Sunfish Worlds 1977 report

On Sunday afternoon, January 30, as we stepped out of the plane into the tropical climes of Nassau, leaving all the cold and slush of New York City behind, we immediately began to melt into the warm festive blend of Bahamian life. We were here for the Eighth Annual World Sunfish Sailing Championship and it was going to be a week jammed with activities: six races, banquets, seeing old friends, great weather, and fun.
The regatta was co-hosted by the Royal Nassau Sailing Club and the Bahamas Ministry of Tourism. Their superb planning in getting excellent judges, arranging the six-race circuit, and interspersing other festivities throughout the week made the whole show run amazingly smoothly. All the Sunfish were provided by AMF Alcort who made every possible effort to insure that each racer had what he or she needed.
This year three former world champions, Pierre Siegenthaler, Ted Moore, and Paul Fendler, were back, hoping to reclaim the title. Eighty-six contestants in all, hailing from 14 countries, were here for the same thing—to win. A promise of keen competition was imminent.
Monday began the race week activities with a practice race. Everyone seemed to be having a great time out there, though anxious to see how each would measure up in the waters of Montagu Bay.
The course was an Olympic one, and the scoring was also based on the Olympic system. Pierre Siegenthaler, a Bahamian and favorite with home advantage, won the practice race, but no one took this as any significant indication. It was only practice and still anyone’s contest.
Following the warm-up race, Bacardi gave the welcoming cocktail party, complete with police marching band, speechmaking, camera snapping, flag raising, and plenty of rum flowing. The regatta was officially under way.
Tuesday dawned sunny and with light air. The carefree racers of Monday seemed a bit more serious—nervous silence was the mood. The first gun went off promptly at 0950 and what followed was insane. The silence was broken in many different languages and the push for line position was a real scrapper’s delight. At 1000 the orderly red, yellow, and orange Dacron line broke apart as the fleet beat toward the windward mark.

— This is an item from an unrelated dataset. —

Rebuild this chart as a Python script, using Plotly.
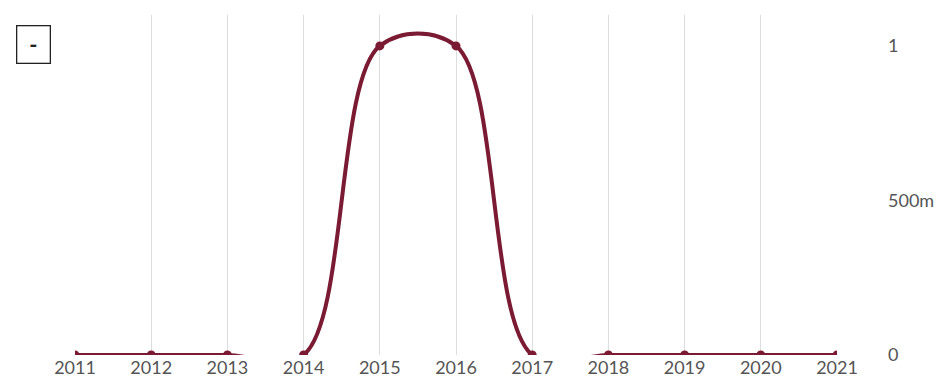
import plotly.graph_objects as go

years = [2011, 2012, 2013, 2014, 2015, 2016, 2017, 2018, 2019, 2020, 2021]
values = [0, 0, 0, 0, 1, 1, 0, 0, 0, 0, 0]
y_ticks = [0, 0.5, 1]

line_col = "#7b1a33"

fig = go.Figure(go.Scatter(
    x=years, y=values, mode="lines+markers",
    line=dict(color=line_col, width=4, shape="spline", smoothing=1.0),
    marker=dict(color=line_col, size=9),
    showlegend=False,
))

fig.add_annotation(
    text="<b>-</b>", xref="paper", yref="paper", x=-0.0774, y=0.97,
    xanchor="left", yanchor="top", showarrow=False,
    width=28, height=32, borderpad=2, bordercolor="#222", borderwidth=1.3,
    font=dict(size=22, color="#222"),
)

fig.update_layout(
    width=939, height=379,
    margin=dict(l=75, r=102, t=15, b=24),
    plot_bgcolor="white", paper_bgcolor="white",
    font=dict(family="Source Sans Pro, Lato, sans-serif", size=18, color="#555"),
    xaxis=dict(range=[2011, 2021], tickvals=years, showgrid=True, gridcolor="#dddddd",
               gridwidth=1, zeroline=False, showline=False, ticks="", automargin=False),
    yaxis=dict(range=[0, 1.1], side="right", tickvals=y_ticks, tickformat="~s",
               showgrid=False, zeroline=False, showline=False, ticks="",
               ticklabelstandoff=50, automargin=False),
)

# browser default body margin would shift the chart by 8px
fig.write_html("out.html", config={"displayModeBar": False},
               post_script="document.body.style.margin='0';")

Joel Furman from the United States won the first race, which finished about noon and at 1400 the racers were back out on the course. The wind had freshened, so the racing would be entirely different. Steve Holdeman from the U.S. won the second race followed by Pierre Siegenthaler.
The remaining races each differed in style due to the wind and current conditions. There seemed to be only one constant: Pierre Siegenthaler. He was either first, second, or third in every race except the first, his throw out race. So it’s not surprising he won with one of the lowest scores ever—11.7 points—compared to second place finisher John Dunkley, a fellow Bahamian, who totaled up 66.0 points. Pierre truly won hands down, probably the most decisive victory yet witnessed in the history of the Sunfish World Championships.
The week was topped with a cocktail party at the Balmoral Beach Hotel, given by the Bahamas Ministry of Tourism and was followed by the awards dinner. Awards were given to the top ten finishers.
As the race week culminated, everyone seemed to be wound down, a lot more relaxed, and satisfied. It had been a rigorous challenge. Though the mood was subdued, aspirations were not—we even heard mumblings about next years plans and hopes—already!